Скажу честно, я барона жалеть не буду, сам виноват! Надо лучше присматриваться к даме своего сердца! Впрочем, и для друзей сердечные страдания Мильвы оставались тайной, и они тоже не сумели правильно истолковать истинные причины ее «взрывоопасности», последовавшей за отставкой барона, которая намного превосходила обычную грубость и резкость. Пожалуй, ближе всех к правде оказался Регис, когда предположил:
Дело очень даже серьезное, — подтвердил Регис. — Не ожидал я от нашей милой лучницы столь экстремальной реакции. Как правило, так ведет себя тот, кому, простите за вульгаризм, дают от ворот поворот. Но в данном конкретном случае имело место явление, я бы сказал, обратного характера.

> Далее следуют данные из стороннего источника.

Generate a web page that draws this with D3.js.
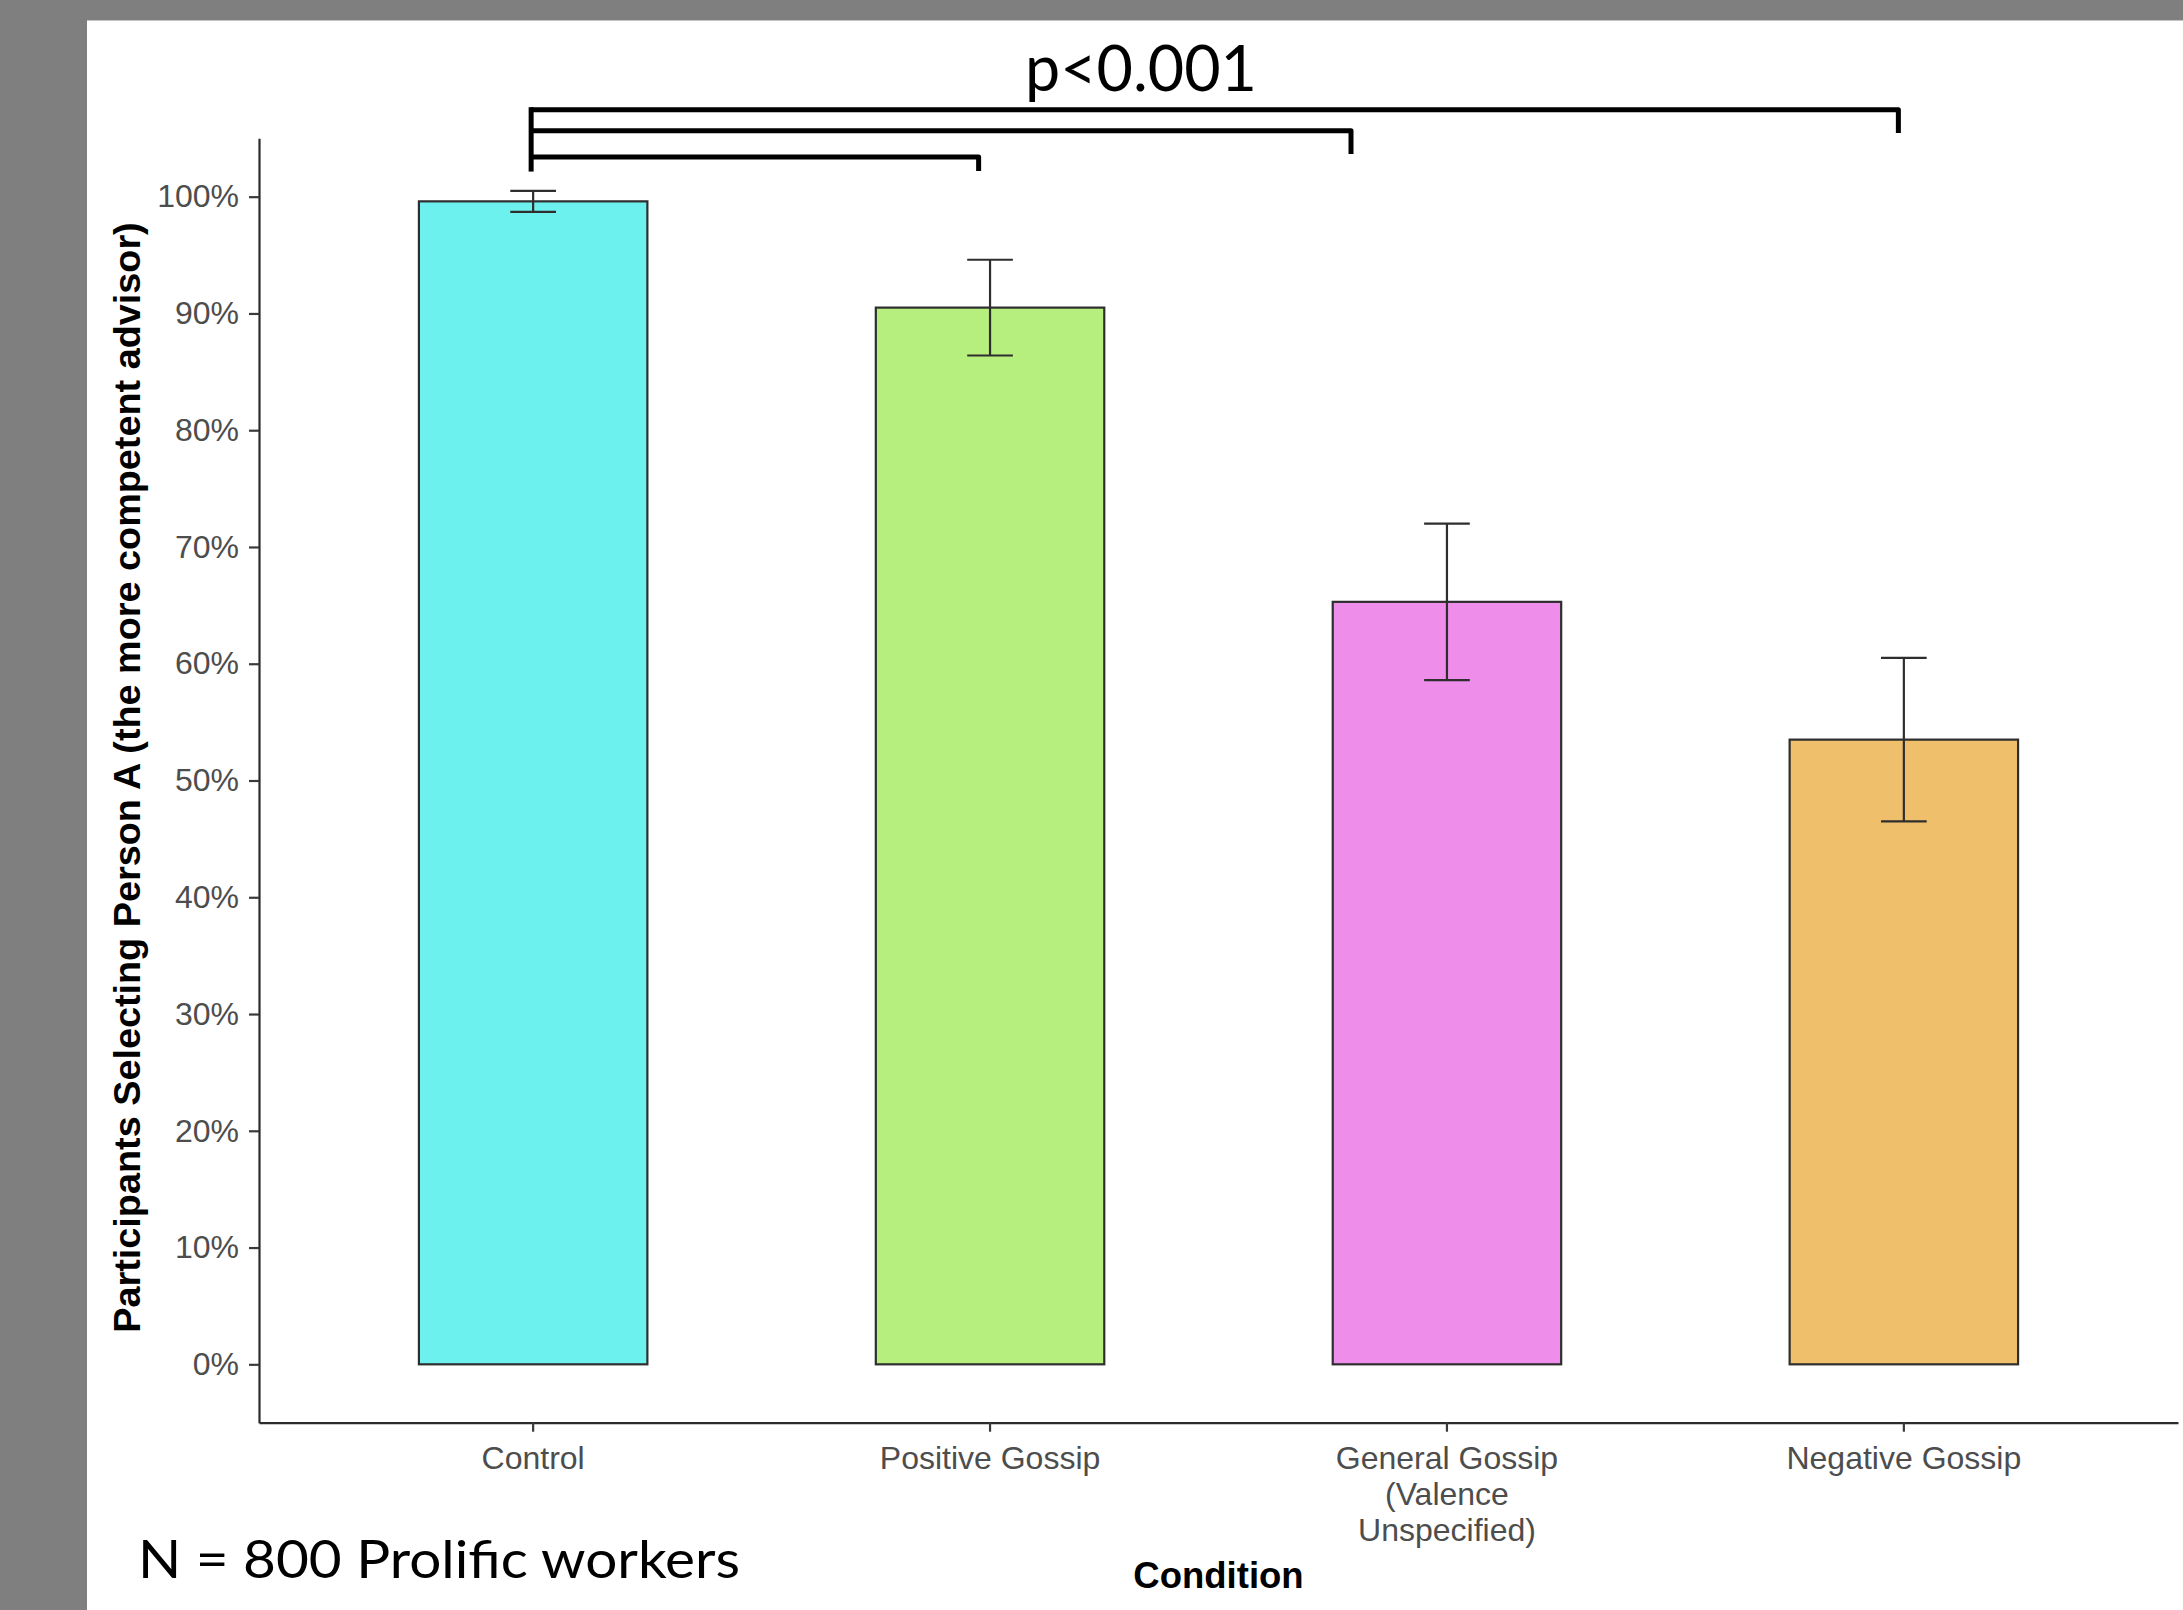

А ведь попал почти в яблочко уважаемый вампир! Только прицел следовало бы перевести на другой объект.
Но не все слепы как кроты, и счастливая соперница Мильвы, Фрингилья Виго и в этом случае блеснула своей наблюдательностью. Характеризуя охотницу как девицу задиристую и строптивую, тем не менее она усмотрела, что глаза у нее часто на мокром месте, и случалось не раз заставать ее плачущей в конюшне.
Как тут не согласиться, что любовь зла, раз представляет собой любовную тоску, помноженную на злую ревность. А к ним добавьте «райский» шалаш, куда не пускают, и дурацкий замок, куда и с приплатой не хочется. Волком взвоешь, а не только закричишь:
— Да что вы знаете? — Мильва резко встала, чуть не повалив стул. — Ну, что вы знаете-то? Чтоб вас бес разорвал и холера! В задницу меня поцелуйте все вы. Все! Ясно?!
И когда пришла пора выбирать между ведьмаком, не замечающим ее любви, и бароном, предлагающим руку, сердце и свои охотничьи угодья, Мильва сделала свой выбор. Совсем не тот, который советовал ей разум. А тот, который подсказало ей сердце. И как только Геральт наконец-то вспомнил о своем походе, первая кинулась собирать вещи.
Слова любви Мария Барринг скажет за секунду до смерти в замке Стигга, но обращены они будут не к Геральту. Так уж заведено в мире Ведьмака, что вместе со смертью к персонажу саги является тот, кто любил его при жизни. Мильва была любимицей отца, и он, по-старчески браня дочку, наставляет ее сделать последний удачный выстрел. Именно ему и говорит Мильва: «Я тоже люблю тебя, папка». Когда же придет время Геральту самому отправиться на Авалон, то Лютик среди многочисленных погибших друзей, любивших ведьмака и пришедших его проводить в последний путь, увидит и Мильву. Быть может, именно тогда и она, забыв свою вторую слабость — гордость или робость (тут уж сами выбирайте!), — откроется ведьмаку в своих чувствах. Быть может… Как сказал другой поэт, уже из жаркой страны по соседству с Нильфгаардом, — «любовью оскорбить нельзя…»©.